Re: [RFCv7 PATCH 03/10] sched: scheduler-driven cpu frequency selection

From: Ingo Molnar
Date: Thu Mar 03 2016 - 09:21:17 EST



* Steve Muckle <steve.muckle@xxxxxxxxxx> wrote:

> From: Michael Turquette <mturquette@xxxxxxxxxxxx>
>
> Scheduler-driven CPU frequency selection hopes to exploit both
> per-task and global information in the scheduler to improve frequency
> selection policy, achieving lower power consumption, improved
> responsiveness/performance, and less reliance on heuristics and
> tunables. For further discussion on the motivation of this integration
> see [0].
>
> This patch implements a shim layer between the Linux scheduler and the
> cpufreq subsystem. The interface accepts capacity requests from the
> CFS, RT and deadline sched classes. The requests from each sched class
> are summed on each CPU with a margin applied to the CFS and RT
> capacity requests to provide some headroom. Deadline requests are
> expected to be precise enough given their nature to not require
> headroom. The maximum total capacity request for a CPU in a frequency
> domain drives the requested frequency for that domain.
>
> Policy is determined by both the sched classes and this shim layer.
>
> Note that this algorithm is event-driven. There is no polling loop to
> check cpu idle time nor any other method which is unsynchronized with
> the scheduler, aside from an optional throttling mechanism.
>
> Thanks to Juri Lelli <juri.lelli@xxxxxxx> for contributing design ideas,
> code and test results, and to Ricky Liang <jcliang@xxxxxxxxxxxx>
> for initialization and static key inc/dec fixes.
>
> [0] http://article.gmane.org/gmane.linux.kernel/1499836
>
> [smuckle@xxxxxxxxxx: various additions and fixes, revised commit text]
>
> CC: Ricky Liang <jcliang@xxxxxxxxxxxx>
> Signed-off-by: Michael Turquette <mturquette@xxxxxxxxxxxx>
> Signed-off-by: Juri Lelli <juri.lelli@xxxxxxx>
> Signed-off-by: Steve Muckle <smuckle@xxxxxxxxxx>
> ---
> drivers/cpufreq/Kconfig | 21 ++
> include/linux/cpufreq.h | 3 +
> include/linux/sched.h | 8 +
> kernel/sched/Makefile | 1 +
> kernel/sched/cpufreq_sched.c | 459 +++++++++++++++++++++++++++++++++++++++++++

Please rename this to kernel/sched/cpufreq.c - no need to say 'sched' twice! :-)

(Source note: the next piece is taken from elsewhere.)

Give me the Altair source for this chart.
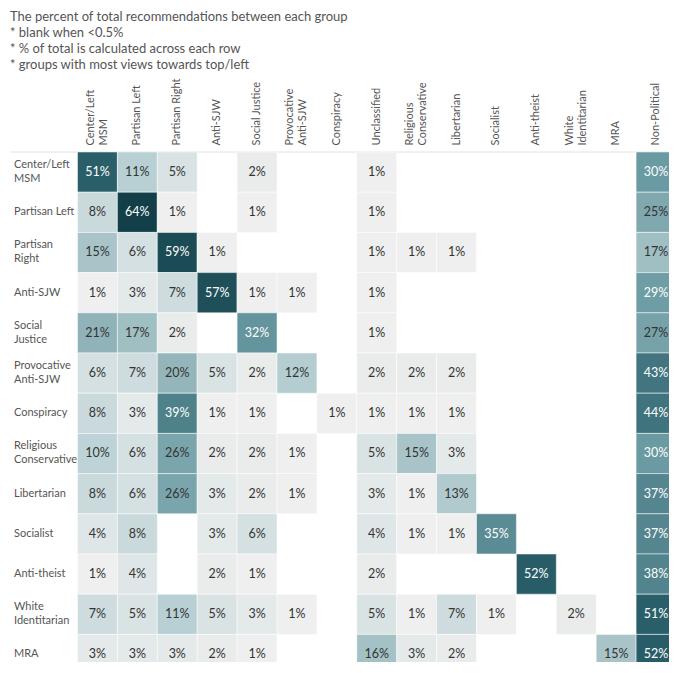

> kernel/sched/sched.h | 51 +++++
> 6 files changed, 543 insertions(+)
> create mode 100644 kernel/sched/cpufreq_sched.c

So I really like how you push all high level code into kernel/sched/cpufreq.c and
use the cpufreq drivers only for actual low level frequency switching.

It would be nice to converge this code with the code from Rafael:

[PATCH 0/6] cpufreq: schedutil governor

i.e. use scheduler internal metrics within the scheduler, and create a clear
interface between low level cpufreq drivers and the cpufreq code living in the
scheduler.

Thanks,

Ingo